The mouse gene H19 is the first reported as Long non-coding RNA by (Brannan C.I et al., 1990), The group showed despite the fact that this gene is transcribed by RNA polymerase-II and is spliced and polyadenylated like any other mRNA, H19 RNA is “not a classical mRNA”. Instead, the product of this unusual gene may be an RNA molecule.

H19 gene was first identified in a screen of fetal liver cDNA library to find the genes that were coordinately regulated with the AFP (Alpha Feto Protein) gene. The AFP gene is located on the q arm of chromosome 4 (4q25). AFP is the most abundant plasma protein found in the human fetus. Plasma levels decrease rapidly after birth but begin decreasing prenatally starting at the end of the first trimester. Normal adult levels are usually achieved by the age of 8 to 12 months.

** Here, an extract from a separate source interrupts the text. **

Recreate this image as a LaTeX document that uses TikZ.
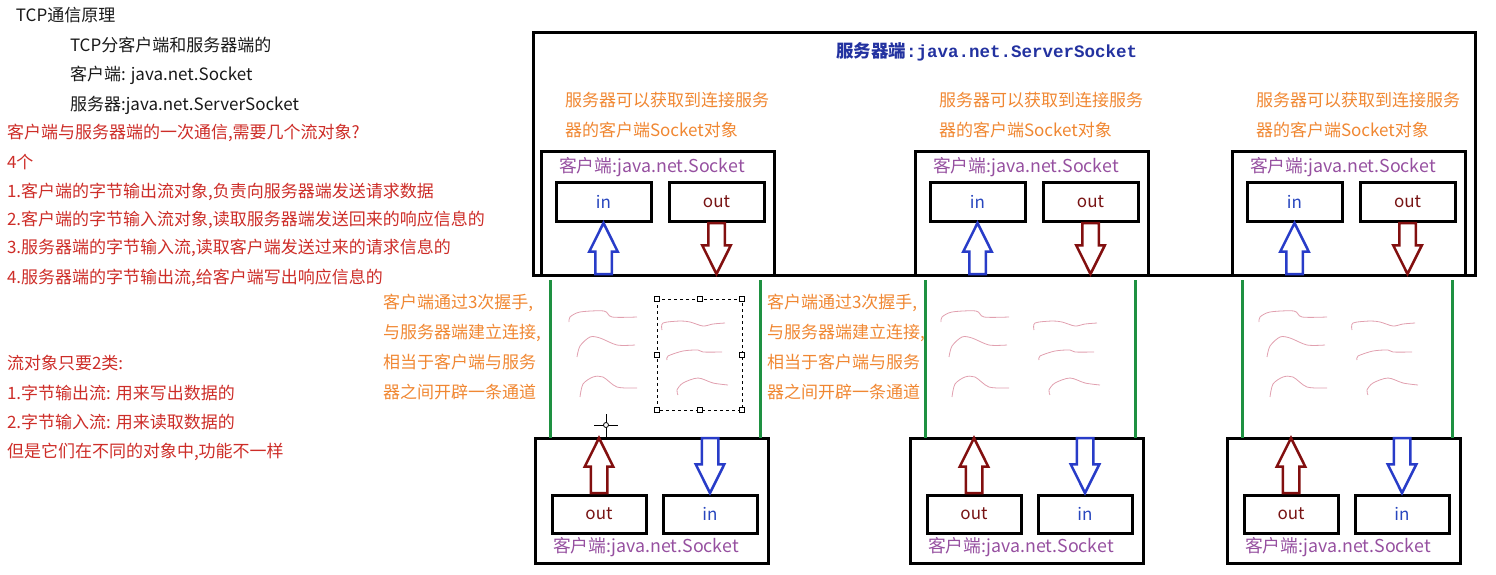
\documentclass[tikz,border=0pt]{standalone}
\usepackage{fontspec}
\setmainfont{Noto Sans CJK SC}
\newfontfamily\monof{Liberation Mono}
\usetikzlibrary{shapes.arrows}
\definecolor{txtred}{RGB}{205,45,40}
\definecolor{txtorange}{RGB}{240,135,50}
\definecolor{txtpurple}{RGB}{150,80,160}
\definecolor{inblue}{RGB}{40,70,190}
\definecolor{outred}{RGB}{120,20,20}
\definecolor{titleblue}{RGB}{35,50,160}
\definecolor{arrblue}{RGB}{40,60,200}
\definecolor{arrred}{RGB}{130,15,15}
\definecolor{chgreen}{RGB}{30,145,65}
\definecolor{scribpink}{RGB}{225,160,175}
\begin{document}
\begin{tikzpicture}[x=1pt,y=-1pt,
  every node/.style={inner sep=0pt, outer sep=0pt},
  lt/.style={anchor=west, font=\fontsize{17}{20}\selectfont},
  blk/.style={lt, text=black!90},
  rd/.style={lt, text=txtred},
  org/.style={lt, text=txtorange},
  sockl/.style={anchor=west, font=\fontsize{17.8}{20}\selectfont, text=txtpurple},
  sockbox/.style={draw, line width=3pt, minimum width=233pt, anchor=north west},
  io/.style={draw, line width=3pt, minimum width=95pt, minimum height=39pt, anchor=north west, font=\fontsize{17}{20}\selectfont},
  inl/.style={io, text=inblue},
  outl/.style={io, text=outred},
  barr/.style={single arrow, draw, line width=2.5pt, inner sep=7pt, single arrow head extend=6pt, single arrow tip angle=53, fill=white},
  uparr/.style={barr, rotate=90},
  dnarr/.style={barr, rotate=-90},
  chan/.style={draw=chgreen, line width=3pt},
  scrib/.style={draw=scribpink, line width=0.8pt},
]
\useasboundingbox (0,0) rectangle (1496,574);

% ---------- left text ----------
\node[blk] (l1) at (16,15) {TCP通信原理};
\node[blk] (l2) at (70,45) {TCP分客户端和服务器端的};
\node[blk] (l3) at (70,75) {客户端: java.net.Socket};
\node[blk] (l4) at (70,105) {服务器:java.net.ServerSocket};
\node[rd] (r1) at (7,133) {客户端与服务器端的一次通信,需要几个流对象?};
\node[rd] (r2) at (7,162) {4个};
\node[rd] (r3) at (7,192) {1.客户端的字节输出流对象,负责向服务器端发送请求数据};
\node[rd] (r4) at (7,220) {2.客户端的字节输入流对象,读取服务器端发送回来的响应信息的};
\node[rd] (r5) at (7,248) {3.服务器端的字节输入流,读取客户端发送过来的请求信息的};
\node[rd] (r6) at (7,278) {4.服务器端的字节输出流,给客户端写出响应信息的};
\node[rd] (r7) at (7,363) {流对象只要2类:};
\node[rd] (r8) at (7,393) {1.字节输出流: 用来写出数据的};
\node[rd] (r9) at (7,422) {2.字节输入流: 用来读取数据的};
\node[rd] (r10) at (7,452) {但是它们在不同的对象中,功能不一样};

% ---------- server box ----------
\node[draw, line width=3pt, minimum width=942pt, minimum height=243pt, anchor=north west] (srv) at (533,32) {};
\node[anchor=west, text=titleblue, font=\fontsize{17.5}{20}\selectfont] (title) at (836,52) {{\bfseries 服务器端}{\monof\bfseries :java.net.ServerSocket}};

\foreach \i/\L in {1/541, 2/915, 3/1232} {
  \node[org] (oa\i) at (\L+24,100) {服务器可以获取到连接服务};
  \node[org] (ob\i) at (\L+24,130) {器的客户端Socket对象};
  \node[sockbox, minimum height=124pt] (t\i) at (\L,151) {};
  \node[sockl] (tl\i) at (\L+18,167) {客户端:java.net.Socket};
  \node[inl] (ti\i) at (\L+15,182) {in};
  \node[outl] (to\i) at (\L+128,182) {out};
  \node[uparr, draw=arrblue, minimum height=51pt, anchor=tip] (tua\i) at ([yshift=-2pt]ti\i.south) {};
  \node[dnarr, draw=arrred, minimum height=51pt, anchor=tail] (tda\i) at ([yshift=-2pt]to\i.south) {};
}

% ---------- bottom client boxes ----------
\foreach \i/\L in {1/535, 2/910, 3/1227} {
  \node[sockbox, minimum height=125pt] (b\i) at (\L,438) {};
  \node[outl, minimum width=94pt, minimum height=38pt] (bo\i) at (\L+17,495) {out};
  \node[inl, minimum width=94pt, minimum height=38pt] (bi\i) at (\L+128,495) {in};
  \node[sockl] (bl\i) at (\L+18,547) {客户端:java.net.Socket};
  \node[uparr, draw=arrred, minimum height=55pt, anchor=tail] (bua\i) at ([yshift=2pt]bo\i.north) {};
  \node[dnarr, draw=arrblue, minimum height=55pt, anchor=tip] (bda\i) at ([yshift=2pt]bi\i.north) {};
  \coordinate (ga\i) at (\L+15,280);
  \coordinate (gb\i) at (\L+225,280);
  \draw[chan] (ga\i) -- (ga\i |- b\i.north);
  \draw[chan] (gb\i) -- (gb\i |- b\i.north);
}

% ---------- middle text ----------
\foreach \X/\n in {383/m, 767/n} {
  \node[org] (\n1) at (\X,303) {客户端通过3次握手,};
  \node[org] (\n2) at (\X,333) {与服务器端建立连接,};
  \node[org] (\n3) at (\X,362) {相当于客户端与服务};
  \node[org] (\n4) at (\X,392) {器之间开辟一条通道};
}

% ---------- scribbles ----------
\foreach \s in {0, 372, 690} {
\begin{scope}[xshift=\s]
  \draw[scrib] plot[smooth] coordinates {(569,322) (570,317) (580,312) (604,311) (612,317) (637,317)};
  \draw[scrib] plot[smooth] coordinates {(577,357) (580,346) (590,337) (600,338) (617,345) (635,345)};
  \draw[scrib] plot[smooth] coordinates {(580,397) (583,384) (593,377) (603,377) (617,387) (637,388)};
  \draw[scrib] plot[smooth] coordinates {(662,330) (663,323) (680,321) (690,322) (703,326) (713,324) (725,323)};
  \draw[scrib] plot[smooth] coordinates {(667,360) (668,356) (683,351) (698,350) (703,352) (722,352)};
  \draw[scrib] plot[smooth] coordinates {(678,395) (677,390) (683,383) (698,378) (713,383) (728,385)};
\end{scope}
}

% ---------- selection box and cursor ----------
\draw[dashed, line width=0.8pt] (657,299) rectangle (742,410);
\foreach \p in {(657,299),(699.5,299),(742,299),(657,354.5),(742,354.5),(657,410),(699.5,410),(742,410)}
  \draw[fill=white, line width=0.6pt] \p ++(-2.5,-2.5) rectangle ++(5,5);
\draw[line width=0.8pt] (594,425) -- (618,425) (606,414) -- (606,437);
\draw[fill=white, line width=0.8pt] (606,425) circle (2.5pt);
\end{tikzpicture}
\end{document}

Pachnis V et al. 1984, found that the levels of alpha fetoprotein in mice are determined by at least  two trans-acting, unlinked genes, raf and rif. raf determines the basal levels of a-fetoprotein mRNA in adult mice, while Rif determines its degree of inducibility during liver regeneration. To determine whether these regulatory loci affect other structural genes, the screened a murine fetal liver cDNA library for clones containing mRNA sequences that decrease after birth. One such clone, termed pHl9, was identified, and its mRNA was shown to be under the control of both raf and Rif. The single-copy gene for H19 “mRNA” was localized to chromosome 7.

In 1990 Brannan C.I et al., found H19 gene was expressed at high levels in fetal and neonatal liver, and its 600-fold repression in the adult was under the control of raf. Sequence analysis of the single-copy H19 gene revealed the presence of multiple small open reading frames (ORFs), none of which spanned more than two of its five exons. The largest of these, called ORF5 was located entirely within the first exon and could potentially encode a 132-amino-acid protein. This ORF begins 680 bases downstream of the cap site and is preceded by four small ORFs, the largest of which could encode a protein of 27 amino acids. As there was no precedent for such a gene organization and hence the group decided to investigate.

And found H19 It shares features common to other mRNAs: it is transcribed by RNA polymerase II, processed by RNA splicing, and polyadenylated. Unlike mRNAs, it is not associated with ribosomes in any tissue or at any stage in development that was examined. They concluded from the findings that the RNA is never translated and even if H19 RNA functions as a mRNA, then it must be under stringent translational control. However they considered H19 gene functions as an RNA molecules, hence it was the first large non-coding RNA.

Shortly afterwords another non-coding (second) was found to be expressed exclusively from the inactive X chromosome and later demonstrated to be required for X inactivation in mammals and termed as XIST lncRNA.